Cinema Retro reminds us that forty-five years ago tonight, The Man From U.N.C.L.E. premiered on NBC. Starring Robert Vaughn as suave secret agent Napoleon Solo and David McCallum as his enigmatic Russian colleague, the show ran for four years.
The first U.N.C.L.E. show I ever saw was the 1983 TV movie reunion. Not the greatest example, obviously, but it was good enough to make me want to see more.
I never saw an episode of the original series until the mid-1980s, when cable's CBN, the Christian Broadcasting Network, ran the first season, black & white U.N.C.L.E. episodes at five AM on weekdays.

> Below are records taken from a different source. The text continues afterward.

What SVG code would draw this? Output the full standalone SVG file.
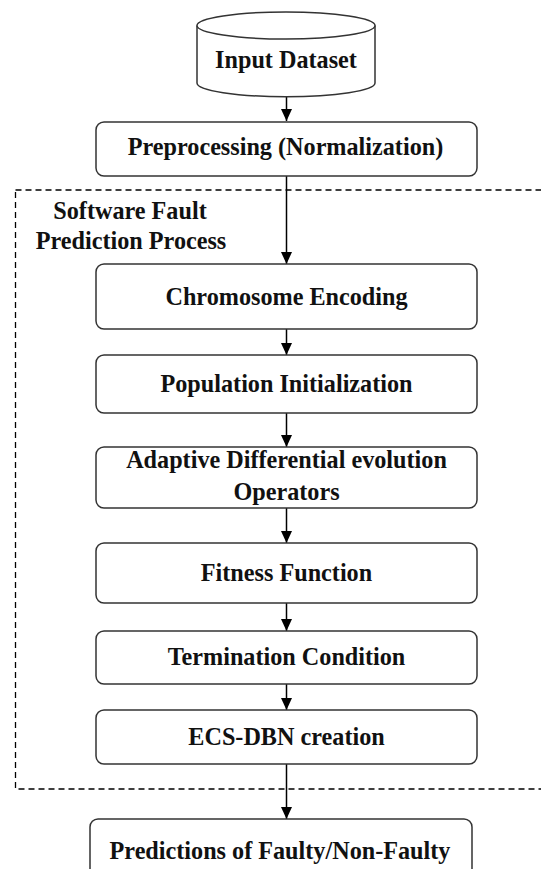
<svg xmlns="http://www.w3.org/2000/svg" width="541" height="869" viewBox="0 0 541 869">
<defs>
<style>
.box{fill:#fff;stroke:#333;stroke-width:1.5}
.t{font-family:'Liberation Serif','Times New Roman',serif;font-weight:700;font-size:24.2px;fill:#111;text-anchor:middle}
.c{stroke:#000;stroke-width:1.5;fill:none}
</style>
<marker id="arr" viewBox="0 0 12 11" markerWidth="12" markerHeight="11" refX="12" refY="5.5" orient="auto" markerUnits="userSpaceOnUse">
<path d="M0,0 L12,5.5 L0,11 Z" fill="#000"/>
</marker>
</defs>
<rect width="541" height="869" fill="#fff"/>
<g id="group-sfp">
<rect x="15.5" y="190" width="540" height="599" fill="none" stroke="#000" stroke-width="1.3" stroke-dasharray="6,4"/>
<text class="t" x="130" y="219">Software Fault</text>
<text class="t" x="131" y="249">Prediction Process</text>
</g>
<g id="connectors">
<line class="c" x1="286.5" y1="97" x2="286.5" y2="121" marker-end="url(#arr)"/>
<line class="c" x1="286.5" y1="176" x2="286.5" y2="264" marker-end="url(#arr)"/>
<line class="c" x1="286.5" y1="329" x2="286.5" y2="355" marker-end="url(#arr)"/>
<line class="c" x1="286.5" y1="413" x2="286.5" y2="447" marker-end="url(#arr)"/>
<line class="c" x1="286.5" y1="508" x2="286.5" y2="543" marker-end="url(#arr)"/>
<line class="c" x1="286.5" y1="603" x2="286.5" y2="631" marker-end="url(#arr)"/>
<line class="c" x1="286.5" y1="684" x2="286.5" y2="710" marker-end="url(#arr)"/>
<line class="c" x1="286.5" y1="764" x2="286.5" y2="819" marker-end="url(#arr)"/>
</g>
<g id="input-dataset">
<path class="box" d="M197,25.5 L197,83 A89,13.7 0 0 0 375,83 L375,25.5"/>
<ellipse class="box" cx="286" cy="25.5" rx="89" ry="13.5"/>
<text class="t" x="286" y="68">Input Dataset</text>
</g>
<g id="preprocessing">
<rect class="box" x="96" y="122" width="381" height="54" rx="8"/>
<text class="t" x="285.5" y="155">Preprocessing (Normalization)</text>
</g>
<g id="chromosome">
<rect class="box" x="96" y="264" width="381" height="65" rx="8"/>
<text class="t" x="286.5" y="305">Chromosome Encoding</text>
</g>
<g id="population">
<rect class="box" x="96" y="355" width="381" height="58" rx="8"/>
<text class="t" x="286.5" y="392">Population Initialization</text>
</g>
<g id="adaptive">
<rect class="box" x="96" y="447" width="381" height="61" rx="8"/>
<text class="t" x="286.5" y="468">Adaptive Differential evolution</text>
<text class="t" x="286.5" y="500">Operators</text>
</g>
<g id="fitness">
<rect class="box" x="96" y="543" width="381" height="60" rx="8"/>
<text class="t" x="286.5" y="581">Fitness Function</text>
</g>
<g id="termination">
<rect class="box" x="96" y="631" width="381" height="53" rx="8"/>
<text class="t" x="286.5" y="665">Termination Condition</text>
</g>
<g id="ecs-dbn">
<rect class="box" x="96" y="710" width="381" height="54" rx="8"/>
<text class="t" x="286.5" y="745">ECS-DBN creation</text>
</g>
<g id="predictions">
<rect class="box" x="90" y="819" width="382" height="70" rx="8"/>
<text class="t" x="280" y="859">Predictions of Faulty/Non-Faulty</text>
</g>
</svg>
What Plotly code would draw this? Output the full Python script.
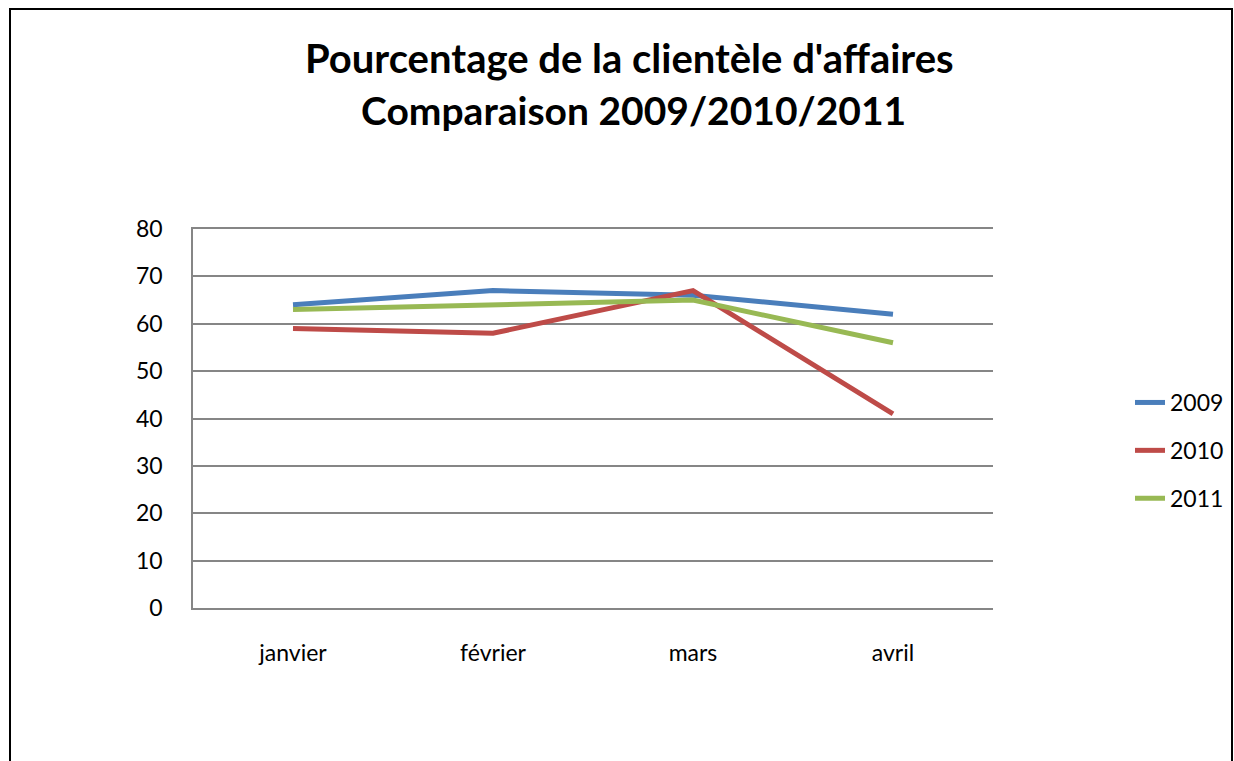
import plotly.graph_objects as go

months = ["janvier", "février", "mars", "avril"]
series_names = ["2009", "2010", "2011"]
v2009 = [64, 67, 66, 62]
v2010 = [59, 58, 67, 41]
v2011 = [63, 64, 65, 56]
colors = ["#4A7EBB", "#BE4B48", "#98B954"]
y_ticks = [0, 10, 20, 30, 40, 50, 60, 70, 80]

W, H = 1234, 761
L, R, T, B = 193, 993, 229, 608
FONT = "Lato, 'Open Sans', sans-serif"

fig = go.Figure()
for name, vals, col in zip(series_names, [v2009, v2010, v2011], colors):
    fig.add_trace(go.Scatter(x=months, y=vals, name=name, mode="lines",
                             line=dict(color=col, width=5), legendgroup=name))

pw, ph = R - L, B - T
def px_x(p): return (p - L) / pw
def px_y(p): return (B - p) / ph

fig.update_layout(
    width=W, height=H,
    margin=dict(l=L, r=W - R, t=T, b=H - B, pad=0, autoexpand=False),
    paper_bgcolor="white", plot_bgcolor="white",
    font=dict(family=FONT, size=23, color="black"),
    showlegend=True,
    legend=dict(x=px_x(1130), y=px_y(381), xanchor="left", yanchor="top",
                font=dict(size=23), tracegroupgap=15, traceorder="grouped",
                bgcolor="rgba(0,0,0,0)", itemwidth=30),
    xaxis=dict(range=[-0.5, 3.5], showgrid=False, showline=True, mirror=True,
               linecolor="#868686", linewidth=1.5,
               ticks="", tickfont=dict(size=23), fixedrange=True, ticklabelstandoff=24),
    yaxis=dict(range=[0, 80], tickvals=y_ticks, showgrid=True, gridcolor="#868686",
               gridwidth=1.5, showline=True, linecolor="#868686", linewidth=1.5,
               ticks="", tickfont=dict(size=23), zeroline=False, ticklabelstandoff=24),
    annotations=[
        dict(text="<b>Pourcentage de la clientèle d'affaires</b>", xref="paper", yref="paper",
             x=px_x(629), y=px_y(58), xanchor="center", yanchor="middle",
             showarrow=False, font=dict(size=40, family=FONT)),
        dict(text="<b>Comparaison 2009/2010/2011</b>", xref="paper", yref="paper",
             x=px_x(633), y=px_y(110), xanchor="center", yanchor="middle",
             showarrow=False, font=dict(size=39, family=FONT)),
    ],
    shapes=[dict(type="rect", xref="paper", yref="paper",
                 x0=px_x(10), x1=px_x(1232), y0=px_y(800), y1=px_y(9),
                 line=dict(color="black", width=2), layer="below")],
)

fig.write_html(
    "out.html", config={"displayModeBar": False},
    post_script=("document.body.style.margin='0px';"
                 "document.body.style.overflow='hidden';"
                 "document.documentElement.style.overflow='hidden';"),
)
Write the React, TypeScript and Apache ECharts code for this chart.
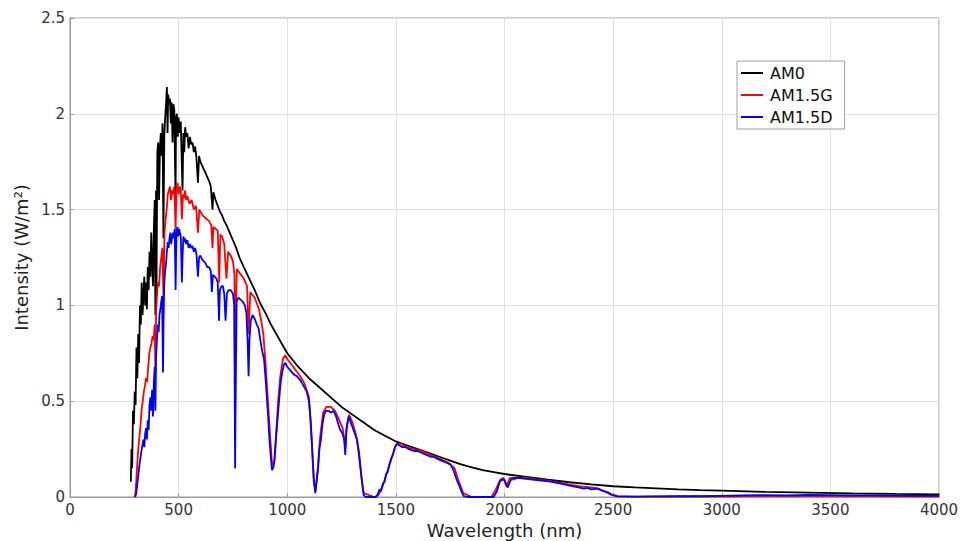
import React, { useEffect, useRef } from "react";
import * as echarts from "echarts";

// Solar spectral irradiance, [wavelength (nm), intensity (W/m^2 per nm)]
const am0: [number, number][] = [
  [280, 0.08], [283, 0.25], [286, 0.15], [290, 0.45], [294, 0.38], [298, 0.55], [302, 0.48], [306, 0.78],
  [310, 0.62], [314, 0.85], [318, 0.7], [322, 1.0], [326, 0.9], [330, 1.12], [334, 0.95], [338, 1.05],
  [342, 1.15], [346, 1.0], [350, 1.12], [354, 0.98], [358, 1.2], [362, 1.08], [366, 1.28], [370, 1.15],
  [374, 1.38], [378, 1.22], [382, 1.1], [386, 1.4], [390, 1.55], [393, 0.95], [396, 1.6], [398, 1.05],
  [402, 1.8], [406, 1.85], [410, 1.55], [414, 1.82], [418, 1.9], [422, 1.78], [426, 1.95], [430, 1.35],
  [434, 1.88], [438, 1.98], [442, 2.05], [446, 2.14], [449, 1.9], [452, 2.1], [456, 2.05], [460, 2.08],
  [464, 1.95], [468, 2.06], [472, 1.85], [476, 2.05], [480, 2.02], [484, 1.7], [486, 1.55], [488, 1.98],
  [492, 2.0], [496, 1.88], [500, 1.98], [505, 1.9], [510, 1.96], [515, 1.72], [518, 1.6], [522, 1.9],
  [526, 1.8], [530, 1.93], [535, 1.88], [540, 1.9], [546, 1.82], [552, 1.88], [558, 1.84], [564, 1.85],
  [570, 1.8], [576, 1.83], [582, 1.77], [589, 1.64], [594, 1.78], [600, 1.75], [608, 1.73], [616, 1.71],
  [624, 1.69], [632, 1.67], [640, 1.65], [648, 1.62], [656, 1.5], [660, 1.59], [670, 1.55], [680, 1.52],
  [690, 1.49], [700, 1.47], [710, 1.44], [720, 1.42], [735, 1.38], [750, 1.34], [765, 1.3], [780, 1.25],
  [800, 1.2], [825, 1.14], [850, 1.08], [876, 1.01], [900, 0.96], [925, 0.9], [950, 0.85], [975, 0.8],
  [1000, 0.75], [1050, 0.68], [1100, 0.62], [1150, 0.57], [1200, 0.52], [1250, 0.47], [1300, 0.43],
  [1350, 0.39], [1400, 0.35], [1450, 0.32], [1500, 0.29], [1550, 0.27], [1600, 0.25], [1650, 0.23],
  [1700, 0.21], [1750, 0.19], [1800, 0.17], [1850, 0.155], [1900, 0.14], [1950, 0.13], [2000, 0.12],
  [2100, 0.105], [2200, 0.09], [2300, 0.077], [2400, 0.066], [2500, 0.056], [2600, 0.05], [2700, 0.045],
  [2800, 0.04], [2900, 0.036], [3000, 0.033], [3200, 0.027], [3400, 0.023], [3600, 0.019], [3800, 0.016],
  [4000, 0.014],
];

const am15g: [number, number][] = [
  [295, 0], [300, 0.01], [305, 0.08], [310, 0.18], [315, 0.26], [320, 0.32], [325, 0.38], [330, 0.46],
  [335, 0.5], [340, 0.55], [345, 0.58], [350, 0.62], [355, 0.6], [360, 0.68], [365, 0.75], [370, 0.78],
  [375, 0.8], [380, 0.84], [385, 0.82], [390, 0.9], [393, 0.65], [396, 0.95], [400, 1.05], [405, 1.12],
  [410, 1.1], [415, 1.2], [420, 1.25], [425, 1.3], [430, 1.05], [435, 1.38], [440, 1.45], [445, 1.5],
  [450, 1.58], [455, 1.6], [460, 1.62], [465, 1.55], [470, 1.6], [475, 1.58], [480, 1.62], [486, 1.4],
  [490, 1.6], [495, 1.64], [500, 1.58], [505, 1.62], [510, 1.6], [515, 1.45], [520, 1.58], [525, 1.56],
  [530, 1.6], [535, 1.55], [540, 1.57], [550, 1.53], [560, 1.55], [570, 1.5], [580, 1.52], [589, 1.38],
  [595, 1.5], [600, 1.49], [610, 1.47], [620, 1.46], [630, 1.45], [640, 1.44], [650, 1.42], [656, 1.3],
  [660, 1.41], [670, 1.4], [680, 1.39], [687, 1.12], [692, 1.37], [700, 1.36], [710, 1.32], [720, 1.14],
  [728, 1.28], [740, 1.26], [750, 1.23], [757, 1.16], [760, 0.4], [763, 0.95], [768, 1.19], [780, 1.17],
  [800, 1.14], [815, 1.1], [822, 0.85], [830, 1.07], [850, 1.04], [870, 0.98], [880, 0.92], [890, 0.85],
  [900, 0.7], [910, 0.52], [920, 0.34], [930, 0.17], [940, 0.18], [948, 0.32], [958, 0.5], [968, 0.63],
  [980, 0.72], [990, 0.74], [1000, 0.72], [1020, 0.69], [1040, 0.66], [1060, 0.63], [1080, 0.59],
  [1100, 0.52], [1112, 0.3], [1122, 0.08], [1130, 0.03], [1140, 0.14], [1150, 0.3], [1165, 0.44],
  [1180, 0.47], [1200, 0.47], [1220, 0.45], [1240, 0.4], [1255, 0.36], [1268, 0.26], [1275, 0.38],
  [1285, 0.43], [1300, 0.39], [1315, 0.33], [1330, 0.24], [1342, 0.1], [1352, 0.02], [1400, 0],
  [1420, 0.01], [1440, 0.06], [1460, 0.13], [1480, 0.2], [1500, 0.27], [1520, 0.28], [1550, 0.26],
  [1580, 0.25], [1620, 0.24], [1660, 0.22], [1700, 0.2], [1740, 0.18], [1770, 0.15], [1790, 0.08],
  [1810, 0.02], [1850, 0], [1940, 0], [1960, 0.04], [1980, 0.09], [1995, 0.1], [2010, 0.06], [2025, 0.1],
  [2040, 0.09], [2060, 0.1], [2100, 0.1], [2150, 0.09], [2200, 0.085], [2250, 0.075], [2300, 0.065],
  [2350, 0.055], [2400, 0.05], [2430, 0.045], [2460, 0.03], [2490, 0.012], [2520, 0.004], [2600, 0.002],
  [3000, 0.004], [3500, 0.005], [4000, 0.004],
];

const am15d: [number, number][] = [
  [300, 0], [305, 0.02], [310, 0.07], [315, 0.12], [320, 0.17], [325, 0.21], [330, 0.25], [335, 0.28],
  [338, 0.3], [342, 0.26], [346, 0.33], [350, 0.36], [354, 0.3], [358, 0.4], [362, 0.35], [366, 0.48],
  [370, 0.52], [374, 0.45], [378, 0.56], [382, 0.42], [386, 0.6], [390, 0.68], [393, 0.45], [396, 0.72],
  [400, 0.82], [404, 0.9], [408, 0.86], [412, 0.95], [416, 0.98], [420, 1.02], [424, 1.05], [428, 0.65],
  [431, 0.95], [434, 1.12], [438, 1.18], [442, 1.22], [446, 1.28], [450, 1.33], [454, 1.3], [458, 1.35],
  [462, 1.38], [466, 1.32], [470, 1.36], [474, 1.38], [478, 1.35], [482, 1.4], [486, 1.08], [490, 1.38],
  [494, 1.41], [498, 1.36], [502, 1.4], [506, 1.38], [510, 1.36], [515, 1.12], [518, 1.25], [522, 1.36],
  [526, 1.33], [530, 1.35], [535, 1.32], [540, 1.34], [546, 1.3], [552, 1.32], [558, 1.3], [564, 1.31],
  [570, 1.28], [576, 1.3], [582, 1.27], [589, 1.15], [594, 1.25], [600, 1.26], [608, 1.24], [616, 1.23],
  [624, 1.22], [632, 1.2], [640, 1.2], [648, 1.18], [653, 1.07], [658, 1.16], [666, 1.15], [674, 1.14],
  [680, 1.12], [686, 0.92], [690, 1.08], [697, 1.1], [704, 1.1], [710, 1.06], [716, 0.92], [722, 1.06],
  [730, 1.08], [740, 1.08], [750, 1.06], [756, 1.0], [760, 0.15], [763, 0.6], [767, 1.02], [775, 1.04],
  [785, 1.03], [795, 1.02], [805, 1.0], [812, 0.96], [818, 0.8], [822, 0.63], [826, 0.82], [832, 0.92],
  [840, 0.95], [850, 0.93], [860, 0.9], [868, 0.88], [876, 0.82], [885, 0.76], [893, 0.72], [900, 0.62],
  [906, 0.52], [912, 0.42], [918, 0.3], [925, 0.2], [930, 0.14], [937, 0.16], [942, 0.2], [948, 0.3],
  [955, 0.4], [962, 0.5], [970, 0.6], [978, 0.66], [985, 0.69], [991, 0.7], [1000, 0.68], [1015, 0.66],
  [1030, 0.64], [1045, 0.63], [1060, 0.61], [1075, 0.58], [1090, 0.55], [1100, 0.5], [1108, 0.4],
  [1115, 0.25], [1122, 0.1], [1129, 0.02], [1135, 0.08], [1142, 0.15], [1148, 0.25], [1155, 0.3],
  [1162, 0.38], [1170, 0.43], [1178, 0.45], [1190, 0.45], [1200, 0.44], [1213, 0.45], [1225, 0.42],
  [1235, 0.38], [1244, 0.35], [1255, 0.33], [1262, 0.3], [1267, 0.22], [1272, 0.35], [1283, 0.42],
  [1295, 0.38], [1305, 0.35], [1315, 0.32], [1321, 0.3], [1330, 0.22], [1340, 0.12], [1348, 0.04],
  [1352, 0.01], [1360, 0], [1410, 0], [1418, 0.02], [1425, 0.04], [1432, 0.03], [1440, 0.07], [1448, 0.08],
  [1455, 0.12], [1462, 0.13], [1470, 0.17], [1478, 0.2], [1486, 0.22], [1495, 0.26], [1505, 0.28],
  [1515, 0.27], [1530, 0.26], [1545, 0.26], [1560, 0.25], [1582, 0.24], [1600, 0.24], [1620, 0.23],
  [1640, 0.22], [1660, 0.21], [1674, 0.21], [1690, 0.2], [1710, 0.19], [1730, 0.18], [1751, 0.17],
  [1765, 0.14], [1780, 0.09], [1795, 0.05], [1805, 0.02], [1812, 0.005], [1830, 0], [1950, 0], [1965, 0.03],
  [1978, 0.08], [1989, 0.09], [2000, 0.09], [2008, 0.06], [2015, 0.05], [2025, 0.08], [2036, 0.1],
  [2050, 0.1], [2060, 0.1], [2100, 0.095], [2150, 0.088], [2212, 0.08], [2260, 0.07], [2300, 0.06],
  [2340, 0.05], [2366, 0.044], [2380, 0.048], [2400, 0.04], [2427, 0.044], [2445, 0.035], [2473, 0.026],
  [2490, 0.015], [2504, 0.008], [2520, 0.003], [2600, 0.002], [2700, 0.003], [2800, 0.004], [2900, 0.004],
  [3000, 0.006], [3100, 0.008], [3200, 0.01], [3300, 0.009], [3400, 0.011], [3500, 0.01], [3600, 0.009],
  [3700, 0.008], [3800, 0.007], [3900, 0.006], [4000, 0.006],
];

const seriesNames = ["AM0", "AM1.5G", "AM1.5D"];
const seriesColors = ["#000000", "#ff0000", "#0000ff"];

const FONT = "'DejaVu Sans', 'Liberation Sans', Arial, sans-serif";

export default function App() {
  const ref = useRef<HTMLDivElement>(null);

  useEffect(() => {
    document.body.style.margin = "0";
    const chart = echarts.init(ref.current!, null, { renderer: "svg" });
    const datasets = [am0, am15g, am15d];
    chart.setOption({
      animation: false,
      backgroundColor: "#ffffff",
      textStyle: { fontFamily: FONT },
      grid: {
        left: 70,
        right: 23,
        top: 18,
        bottom: 44,
        outerBoundsMode: "none",
        show: true,
        borderColor: "#9a9a9a",
        borderWidth: 1,
        backgroundColor: "transparent",
      },
      legend: {
        orient: "vertical",
        left: 737,
        top: 61,
        padding: [4, 12, 4, 4],
        itemGap: 6,
        itemWidth: 22,
        itemHeight: 2,
        icon: "rect",
        backgroundColor: "#ffffff",
        borderColor: "#a0a0a0",
        borderWidth: 1,
        textStyle: { fontSize: 16, lineHeight: 16, color: "#111", fontFamily: FONT, padding: [0, 0, 0, 2] },
        data: seriesNames,
      },
      xAxis: {
        type: "value",
        min: 0,
        max: 4000,
        interval: 500,
        name: "Wavelength (nm)",
        nameLocation: "middle",
        nameGap: 20,
        nameTextStyle: { fontSize: 18, color: "#222", fontFamily: FONT },
        axisLine: { show: true, lineStyle: { color: "#9a9a9a" } },
        axisTick: { show: true, inside: true, length: 4, lineStyle: { color: "#9a9a9a" } },
        axisLabel: {
          fontSize: 15,
          color: "#333",
          margin: 5,
          fontFamily: FONT,
          formatter: (v: number) => String(v),
        },
        splitLine: { show: true, lineStyle: { color: "#e2e2e2", width: 1 } },
      },
      yAxis: {
        type: "value",
        min: 0,
        max: 2.5,
        interval: 0.5,
        name: "Intensity (W/m²)",
        nameLocation: "middle",
        nameGap: 39,
        nameTextStyle: { fontSize: 18, color: "#222", fontFamily: FONT },
        axisLine: { show: true, lineStyle: { color: "#9a9a9a" } },
        axisTick: { show: true, inside: true, length: 4, lineStyle: { color: "#9a9a9a" } },
        axisLabel: { fontSize: 15, color: "#333", margin: 5, fontFamily: FONT },
        splitLine: { show: true, lineStyle: { color: "#e2e2e2", width: 1 } },
      },
      series: datasets.map((d, i) => ({
        name: seriesNames[i],
        type: "line",
        data: d,
        showSymbol: false,
        symbol: "none",
        color: seriesColors[i],
        lineStyle: { color: seriesColors[i], width: 1.8 },
        z: 2 + i,
      })),
    });
    return () => chart.dispose();
  }, []);

  return (
    <div
      ref={ref}
      style={{ position: "fixed", left: 0, top: 0, width: 962, height: 541, background: "#fff" }}
    />
  );
}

I set my VCR timer to record the show, and enjoyed finally seeing the series I had been reading about for years.
In subsequent years, I caught episodes from the later seasons on stations like TNT, and last year I finally got my hands on the complete series DVD set.
U.N.C.L.E. was both a product of its time and a bit ahead of it. It was a Cold War era spy show that flat out ignored the Cold War, and showed an American agent (some sources claim Solo was Canadian, but that was never mentioned on the air) and a Russian agent working together to keep the world safe. Despite the limitations of a television budget, the producers and directors used the resources of the then-fading MGM studios -- especially its vast backlot -- to give the show a sense of scope and spectacle that its contemporaries lacked. And it was its success that helped give rise to the TV spy boom of the Sixties, making it responsible, in part, for the existence of shows such as Get Smart, The Wild Wild West, I Spy and Mission: Impossible.
So, happy anniversary to the United Network Command for Law and Enforcement, for without it, this blog may not have been possible.